- **Given task**
Sort through the data and copy the lines holding the word "this".

==*==

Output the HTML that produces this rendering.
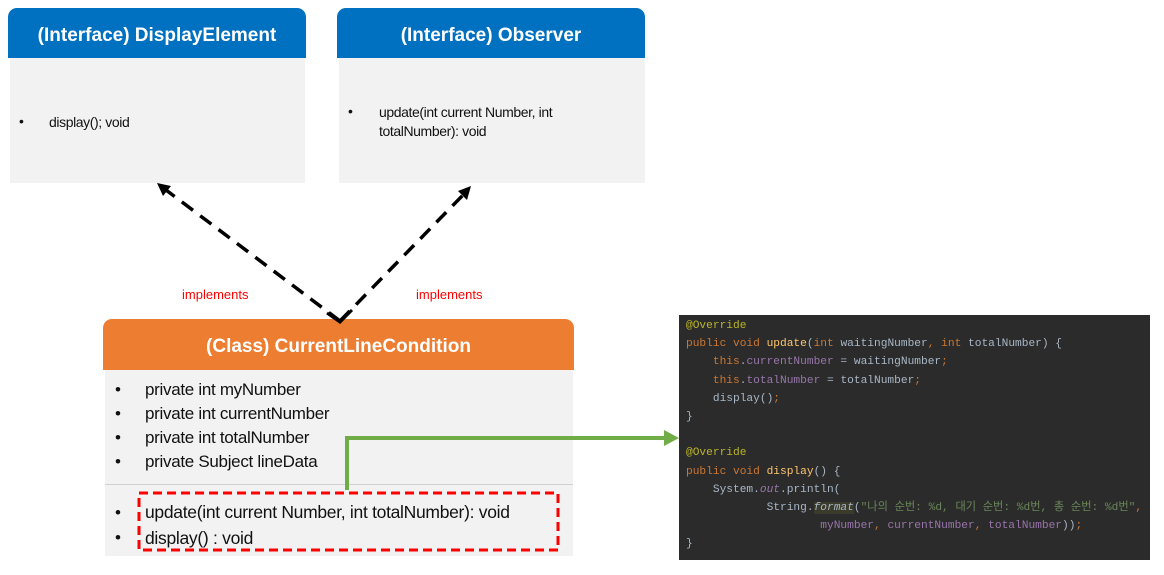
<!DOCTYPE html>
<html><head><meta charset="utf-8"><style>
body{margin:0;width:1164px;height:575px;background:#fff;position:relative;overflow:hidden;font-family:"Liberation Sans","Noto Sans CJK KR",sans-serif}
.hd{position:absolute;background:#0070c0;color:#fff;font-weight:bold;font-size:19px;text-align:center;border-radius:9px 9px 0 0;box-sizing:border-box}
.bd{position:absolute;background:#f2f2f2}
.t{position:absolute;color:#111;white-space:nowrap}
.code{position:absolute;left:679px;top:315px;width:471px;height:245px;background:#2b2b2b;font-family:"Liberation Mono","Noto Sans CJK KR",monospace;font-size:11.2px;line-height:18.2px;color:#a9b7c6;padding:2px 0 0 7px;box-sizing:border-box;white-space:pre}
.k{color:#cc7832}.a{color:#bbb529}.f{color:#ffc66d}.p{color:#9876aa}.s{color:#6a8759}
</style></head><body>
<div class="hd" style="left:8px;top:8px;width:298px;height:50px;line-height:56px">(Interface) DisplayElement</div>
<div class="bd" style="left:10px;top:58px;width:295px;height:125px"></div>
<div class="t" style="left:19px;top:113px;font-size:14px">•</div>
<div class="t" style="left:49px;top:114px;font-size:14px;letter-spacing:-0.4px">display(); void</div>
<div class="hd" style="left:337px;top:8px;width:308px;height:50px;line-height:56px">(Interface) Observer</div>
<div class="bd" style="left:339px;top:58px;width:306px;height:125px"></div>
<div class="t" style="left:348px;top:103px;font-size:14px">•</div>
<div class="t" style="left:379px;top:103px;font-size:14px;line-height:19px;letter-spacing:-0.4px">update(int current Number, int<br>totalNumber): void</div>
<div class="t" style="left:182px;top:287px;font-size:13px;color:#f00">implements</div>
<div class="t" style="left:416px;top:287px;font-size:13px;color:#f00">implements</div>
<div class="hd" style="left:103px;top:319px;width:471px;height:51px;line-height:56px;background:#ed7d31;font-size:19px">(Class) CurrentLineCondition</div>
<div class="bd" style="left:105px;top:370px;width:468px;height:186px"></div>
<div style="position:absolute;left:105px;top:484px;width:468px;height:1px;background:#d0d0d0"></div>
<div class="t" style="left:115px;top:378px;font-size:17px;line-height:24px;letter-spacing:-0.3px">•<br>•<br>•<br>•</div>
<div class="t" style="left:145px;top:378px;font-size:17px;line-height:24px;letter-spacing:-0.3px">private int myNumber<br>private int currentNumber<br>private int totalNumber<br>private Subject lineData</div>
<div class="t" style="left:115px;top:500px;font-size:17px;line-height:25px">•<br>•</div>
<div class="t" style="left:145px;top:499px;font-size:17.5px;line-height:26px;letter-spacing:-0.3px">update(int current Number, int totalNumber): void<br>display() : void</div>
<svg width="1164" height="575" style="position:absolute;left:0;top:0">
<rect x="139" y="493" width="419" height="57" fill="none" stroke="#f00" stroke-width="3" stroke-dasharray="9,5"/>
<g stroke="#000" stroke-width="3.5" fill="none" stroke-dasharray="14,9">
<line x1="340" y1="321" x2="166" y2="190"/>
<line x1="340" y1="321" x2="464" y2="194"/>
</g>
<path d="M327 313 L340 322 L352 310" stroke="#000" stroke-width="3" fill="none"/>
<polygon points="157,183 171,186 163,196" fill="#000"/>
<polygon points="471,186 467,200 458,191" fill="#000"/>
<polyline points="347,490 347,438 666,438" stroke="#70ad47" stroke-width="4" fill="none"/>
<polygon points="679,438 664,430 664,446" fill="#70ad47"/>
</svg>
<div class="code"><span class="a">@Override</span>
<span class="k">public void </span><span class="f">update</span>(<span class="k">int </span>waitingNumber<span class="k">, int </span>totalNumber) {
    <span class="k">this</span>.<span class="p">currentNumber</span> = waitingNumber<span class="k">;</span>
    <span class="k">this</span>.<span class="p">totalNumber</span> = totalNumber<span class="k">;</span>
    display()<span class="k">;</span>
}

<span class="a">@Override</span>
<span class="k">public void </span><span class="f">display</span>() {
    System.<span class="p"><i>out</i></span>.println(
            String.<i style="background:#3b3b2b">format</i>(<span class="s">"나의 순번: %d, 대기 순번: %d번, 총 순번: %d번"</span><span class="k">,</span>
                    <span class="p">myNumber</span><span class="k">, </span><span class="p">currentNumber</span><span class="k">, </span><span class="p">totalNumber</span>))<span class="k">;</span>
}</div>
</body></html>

==*==

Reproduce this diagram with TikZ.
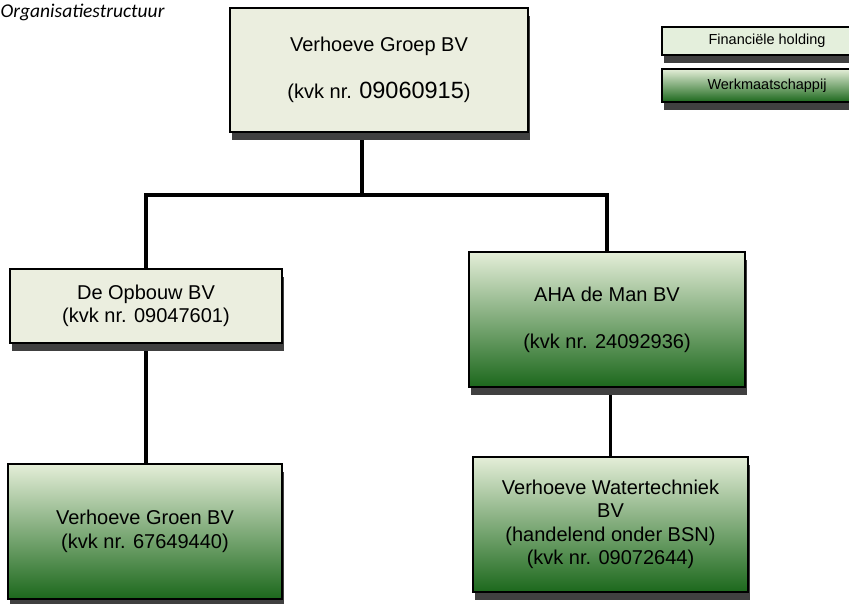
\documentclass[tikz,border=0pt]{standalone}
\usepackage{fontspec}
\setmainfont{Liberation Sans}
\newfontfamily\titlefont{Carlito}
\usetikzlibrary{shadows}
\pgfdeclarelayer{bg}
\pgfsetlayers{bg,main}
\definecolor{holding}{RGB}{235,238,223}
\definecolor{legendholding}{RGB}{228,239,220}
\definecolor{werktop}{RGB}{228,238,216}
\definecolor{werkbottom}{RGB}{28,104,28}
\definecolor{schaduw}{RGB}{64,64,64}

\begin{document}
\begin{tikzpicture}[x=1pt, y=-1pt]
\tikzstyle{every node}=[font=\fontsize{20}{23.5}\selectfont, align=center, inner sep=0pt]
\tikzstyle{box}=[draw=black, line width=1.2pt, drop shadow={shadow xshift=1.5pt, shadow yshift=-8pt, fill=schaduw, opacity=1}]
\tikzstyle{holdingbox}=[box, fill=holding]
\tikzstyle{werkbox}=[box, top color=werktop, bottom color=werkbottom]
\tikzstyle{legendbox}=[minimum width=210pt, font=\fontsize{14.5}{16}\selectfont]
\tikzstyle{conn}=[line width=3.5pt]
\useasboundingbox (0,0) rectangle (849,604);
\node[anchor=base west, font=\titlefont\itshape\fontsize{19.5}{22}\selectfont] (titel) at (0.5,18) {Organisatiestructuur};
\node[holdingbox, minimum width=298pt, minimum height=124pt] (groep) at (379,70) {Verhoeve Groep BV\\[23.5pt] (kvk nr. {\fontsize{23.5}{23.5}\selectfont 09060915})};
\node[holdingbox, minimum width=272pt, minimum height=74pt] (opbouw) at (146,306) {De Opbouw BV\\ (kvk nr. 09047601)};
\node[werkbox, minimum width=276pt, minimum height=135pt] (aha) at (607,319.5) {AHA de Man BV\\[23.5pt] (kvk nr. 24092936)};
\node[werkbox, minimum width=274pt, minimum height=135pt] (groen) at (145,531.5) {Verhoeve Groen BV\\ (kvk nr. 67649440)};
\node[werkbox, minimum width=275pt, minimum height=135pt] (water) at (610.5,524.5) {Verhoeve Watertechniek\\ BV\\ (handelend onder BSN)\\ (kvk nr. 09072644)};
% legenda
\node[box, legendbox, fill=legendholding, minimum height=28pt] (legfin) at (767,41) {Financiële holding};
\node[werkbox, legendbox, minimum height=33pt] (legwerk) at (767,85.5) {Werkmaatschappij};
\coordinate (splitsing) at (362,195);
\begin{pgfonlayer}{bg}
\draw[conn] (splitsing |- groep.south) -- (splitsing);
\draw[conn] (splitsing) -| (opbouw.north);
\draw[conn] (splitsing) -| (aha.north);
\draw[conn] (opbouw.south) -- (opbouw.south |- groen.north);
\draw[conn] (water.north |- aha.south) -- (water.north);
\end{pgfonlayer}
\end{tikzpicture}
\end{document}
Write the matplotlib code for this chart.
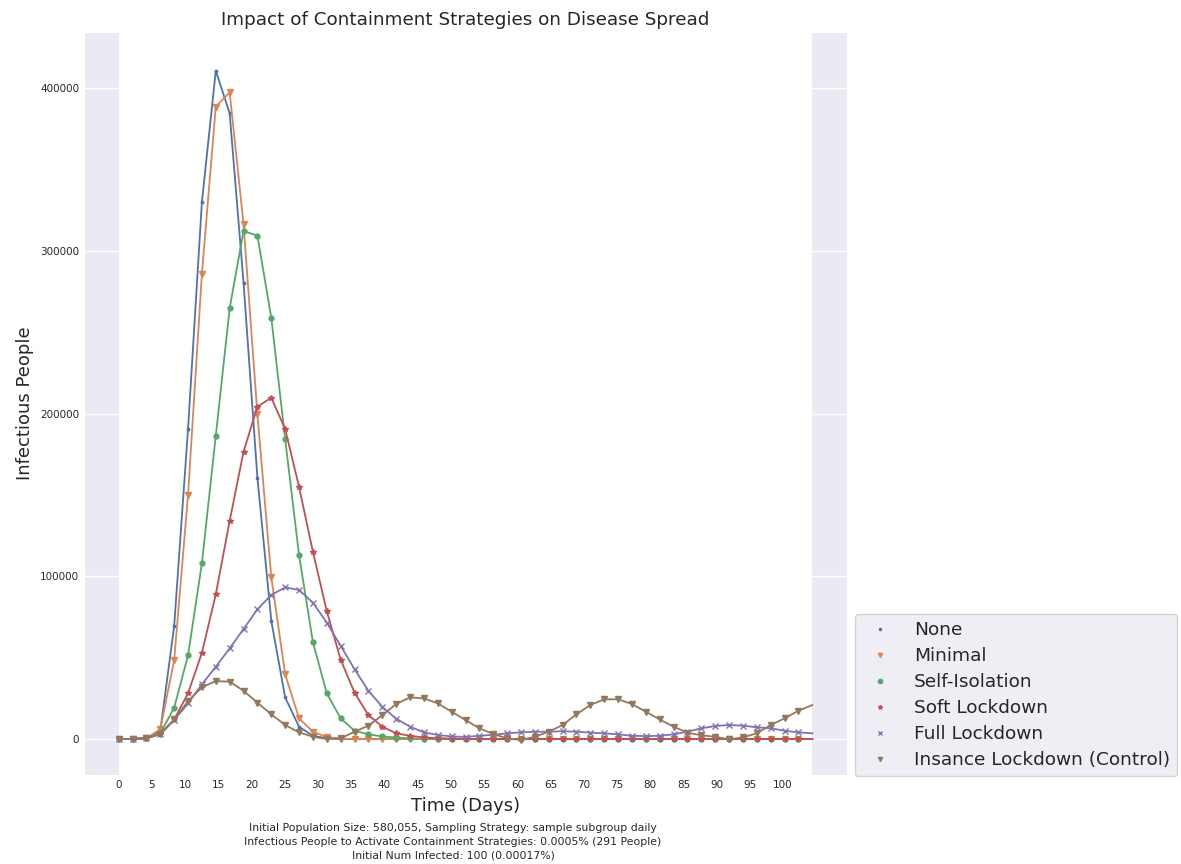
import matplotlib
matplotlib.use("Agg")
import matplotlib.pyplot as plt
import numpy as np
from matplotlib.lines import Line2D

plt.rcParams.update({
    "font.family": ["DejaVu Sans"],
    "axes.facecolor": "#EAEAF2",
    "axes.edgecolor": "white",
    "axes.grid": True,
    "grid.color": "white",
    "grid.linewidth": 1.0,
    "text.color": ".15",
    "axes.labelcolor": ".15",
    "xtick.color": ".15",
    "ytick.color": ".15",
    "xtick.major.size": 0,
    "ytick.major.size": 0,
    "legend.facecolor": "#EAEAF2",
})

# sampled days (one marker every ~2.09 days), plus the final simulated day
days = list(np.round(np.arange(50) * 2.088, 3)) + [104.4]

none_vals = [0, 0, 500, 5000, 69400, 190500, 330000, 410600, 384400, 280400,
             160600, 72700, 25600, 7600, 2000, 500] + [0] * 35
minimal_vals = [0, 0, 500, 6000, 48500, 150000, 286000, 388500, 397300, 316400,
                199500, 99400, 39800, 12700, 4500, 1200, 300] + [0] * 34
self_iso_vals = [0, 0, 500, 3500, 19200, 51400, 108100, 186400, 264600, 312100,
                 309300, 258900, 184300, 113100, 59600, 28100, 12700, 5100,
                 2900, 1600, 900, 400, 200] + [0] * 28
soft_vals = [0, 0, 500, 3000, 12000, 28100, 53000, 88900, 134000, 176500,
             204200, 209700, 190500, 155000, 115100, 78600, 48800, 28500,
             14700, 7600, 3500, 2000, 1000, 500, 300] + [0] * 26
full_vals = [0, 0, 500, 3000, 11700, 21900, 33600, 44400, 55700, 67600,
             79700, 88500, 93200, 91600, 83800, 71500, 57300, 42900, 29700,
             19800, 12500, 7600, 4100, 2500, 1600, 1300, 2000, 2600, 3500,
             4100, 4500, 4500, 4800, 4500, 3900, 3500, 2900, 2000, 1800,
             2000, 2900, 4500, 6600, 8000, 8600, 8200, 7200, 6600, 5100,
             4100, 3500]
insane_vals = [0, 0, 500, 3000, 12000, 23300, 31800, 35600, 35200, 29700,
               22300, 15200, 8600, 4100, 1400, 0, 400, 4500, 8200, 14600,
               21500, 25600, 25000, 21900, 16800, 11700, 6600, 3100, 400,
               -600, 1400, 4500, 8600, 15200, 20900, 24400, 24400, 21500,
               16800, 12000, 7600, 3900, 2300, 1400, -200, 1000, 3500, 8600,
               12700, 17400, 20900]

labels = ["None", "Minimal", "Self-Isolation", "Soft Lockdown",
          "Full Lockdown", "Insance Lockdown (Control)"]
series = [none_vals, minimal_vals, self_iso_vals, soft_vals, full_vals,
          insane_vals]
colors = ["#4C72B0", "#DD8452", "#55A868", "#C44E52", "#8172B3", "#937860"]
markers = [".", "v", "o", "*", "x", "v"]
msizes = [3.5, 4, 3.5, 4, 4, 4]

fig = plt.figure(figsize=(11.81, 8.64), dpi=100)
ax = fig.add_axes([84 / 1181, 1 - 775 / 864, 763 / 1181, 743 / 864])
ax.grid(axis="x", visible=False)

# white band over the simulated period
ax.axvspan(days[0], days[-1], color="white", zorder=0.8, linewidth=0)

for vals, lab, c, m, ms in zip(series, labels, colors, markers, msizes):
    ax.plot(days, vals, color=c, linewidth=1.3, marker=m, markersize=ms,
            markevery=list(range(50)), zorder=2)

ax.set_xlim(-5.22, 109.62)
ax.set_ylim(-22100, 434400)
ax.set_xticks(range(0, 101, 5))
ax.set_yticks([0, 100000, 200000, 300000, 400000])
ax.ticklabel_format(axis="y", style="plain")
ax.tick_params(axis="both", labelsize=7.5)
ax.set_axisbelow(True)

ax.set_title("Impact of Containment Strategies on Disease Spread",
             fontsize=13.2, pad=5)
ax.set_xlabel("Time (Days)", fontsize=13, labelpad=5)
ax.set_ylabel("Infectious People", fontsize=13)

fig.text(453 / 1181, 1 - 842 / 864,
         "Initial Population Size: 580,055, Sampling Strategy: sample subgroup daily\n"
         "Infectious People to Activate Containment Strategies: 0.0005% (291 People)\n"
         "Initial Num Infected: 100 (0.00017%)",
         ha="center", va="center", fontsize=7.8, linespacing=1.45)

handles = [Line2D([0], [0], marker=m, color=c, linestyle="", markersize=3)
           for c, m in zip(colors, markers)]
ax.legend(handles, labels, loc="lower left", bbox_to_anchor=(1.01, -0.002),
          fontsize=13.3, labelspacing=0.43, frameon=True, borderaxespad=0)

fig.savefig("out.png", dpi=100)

==*==

- **Finished answer**
Output the HTML that produces this rendering.
    <span class="k">this</span>.<span class="p">currentNumber</span> = waitingNumber<span class="k">;</span>
    <span class="k">this</span>.<span class="p">totalNumber</span> = totalNumber<span class="k">;</span>
Reproduce this diagram with TikZ.
Write the matplotlib code for this chart.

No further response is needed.